**Description of the task**
Print only the lines from the top of the data through the line with "color=color, fontsize=7, family=mono)", both included, skipping every picture.

· · · · ·

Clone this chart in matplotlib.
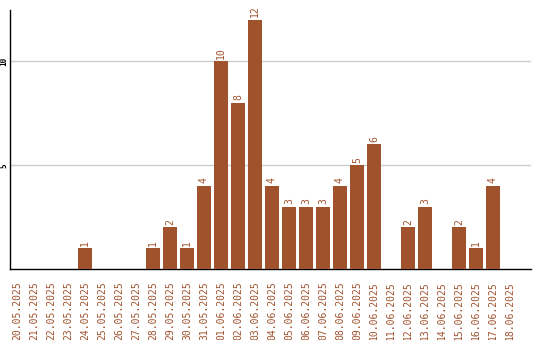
import matplotlib
matplotlib.use("Agg")
import matplotlib.pyplot as plt

dates = ["20.05.2025", "21.05.2025", "22.05.2025", "23.05.2025", "24.05.2025",
         "25.05.2025", "26.05.2025", "27.05.2025", "28.05.2025", "29.05.2025",
         "30.05.2025", "31.05.2025", "01.06.2025", "02.06.2025", "03.06.2025",
         "04.06.2025", "05.06.2025", "06.06.2025", "07.06.2025", "08.06.2025",
         "09.06.2025", "10.06.2025", "11.06.2025", "12.06.2025", "13.06.2025",
         "14.06.2025", "15.06.2025", "16.06.2025", "17.06.2025", "18.06.2025"]
counts = [0, 0, 0, 0, 1, 0, 0, 0, 1, 2, 1, 4, 10, 8, 12, 4, 3, 3, 3, 4, 5, 6,
          0, 2, 3, 0, 2, 1, 4, 0]
yticks = [5, 10]

color = "#A0522D"
mono = "DejaVu Sans Mono"

fig = plt.figure(figsize=(5.4, 3.4), dpi=100)
ax = fig.add_axes([10/540, 1 - 269/340, (531 - 10)/540, (269 - 10)/340])

x = list(range(len(dates)))
ax.bar(x, counts, width=0.82, color=color, zorder=3)
for xi, v in zip(x, counts):
    if v > 0:
        ax.text(xi, v + 0.12, str(v), rotation=90, ha="center", va="bottom",
                color=color, fontsize=7, family=mono)

ax.set_xlim(-0.41, 30.24)
ax.set_ylim(0, 12.48)
ax.set_xticks(x)
ax.set_xticklabels(dates, rotation=90, color=color, fontsize=7, family=mono,
                   va="top", ha="center")
ax.set_yticks(yticks)
ax.set_yticklabels([str(t) for t in yticks], rotation=90, fontsize=5.5,
                   family=mono, weight="bold", va="center", ha="right",
                   color="black")
ax.tick_params(axis="x", length=0, pad=9)
ax.tick_params(axis="y", length=0, pad=1)
ax.grid(axis="y", color="#cccccc", linewidth=1, zorder=0)
ax.set_axisbelow(True)
for s in ["top", "right"]:
    ax.spines[s].set_visible(False)
for s in ["left", "bottom"]:
    ax.spines[s].set_color("black")
    ax.spines[s].set_linewidth(1.0)

fig.savefig("out.png", dpi=100)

· · · · ·

**Answer**
Clone this chart in matplotlib.
import matplotlib
matplotlib.use("Agg")
import matplotlib.pyplot as plt

dates = ["20.05.2025", "21.05.2025", "22.05.2025", "23.05.2025", "24.05.2025",
         "25.05.2025", "26.05.2025", "27.05.2025", "28.05.2025", "29.05.2025",
         "30.05.2025", "31.05.2025", "01.06.2025", "02.06.2025", "03.06.2025",
         "04.06.2025", "05.06.2025", "06.06.2025", "07.06.2025", "08.06.2025",
         "09.06.2025", "10.06.2025", "11.06.2025", "12.06.2025", "13.06.2025",
         "14.06.2025", "15.06.2025", "16.06.2025", "17.06.2025", "18.06.2025"]
counts = [0, 0, 0, 0, 1, 0, 0, 0, 1, 2, 1, 4, 10, 8, 12, 4, 3, 3, 3, 4, 5, 6,
          0, 2, 3, 0, 2, 1, 4, 0]
yticks = [5, 10]

color = "#A0522D"
mono = "DejaVu Sans Mono"

fig = plt.figure(figsize=(5.4, 3.4), dpi=100)
ax = fig.add_axes([10/540, 1 - 269/340, (531 - 10)/540, (269 - 10)/340])

x = list(range(len(dates)))
ax.bar(x, counts, width=0.82, color=color, zorder=3)
for xi, v in zip(x, counts):
    if v > 0:
        ax.text(xi, v + 0.12, str(v), rotation=90, ha="center", va="bottom",
                color=color, fontsize=7, family=mono)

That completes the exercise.